At its height in 1968 the US had some 549,000 troops deployed in Vietnam, about eight times more than are currently in Afghanistan.

But despite those differences, the American humiliation in Vietnam carries a bitter political legacy and has frequently been used by critics of US involvement in Afghanistan who say the war is unwinnable.

Critics of the Afghan war have pointed to what they say are other similarities.

As with Vietnam the US is undoubtedly the superior military force and wins every fight it gets into, but ultimately makes little progress in winning the war.

In addition, critics argue that like Vietnam the US presence in Afghanistan is propping up a corrupt and ineffectual government that lacks popular support.

Presidential elections in Afghanistan earlier this year, which eventually saw Hamid Karzai returned to power, were beset by widespread fraud and allegation.

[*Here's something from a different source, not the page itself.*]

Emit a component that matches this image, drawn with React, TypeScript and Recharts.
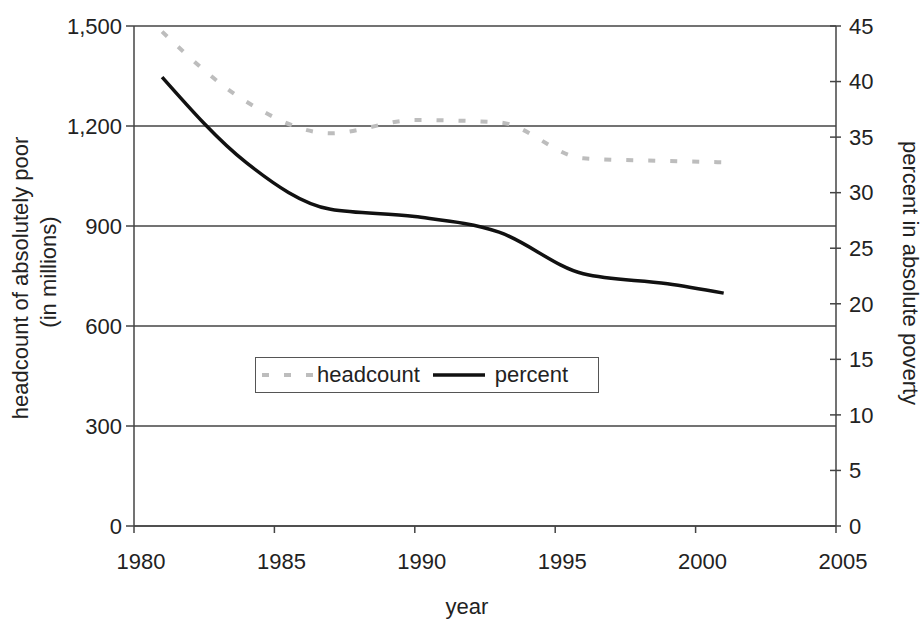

But in his West Point speech on Tuesday Obama hit back at those calling for the US to cut its losses and pull out of Afghanistan.

Unlike in Vietnam, he said, the US has been joined by a coalition of 43 nations in Afghanistan and was not facing a broad-based popular insurgency.

But he said the most important difference with Vietnam was that “the American people were viciously attacked from Afghanistan” adding that they remain “a target for those same extremists who are plotting along its border”.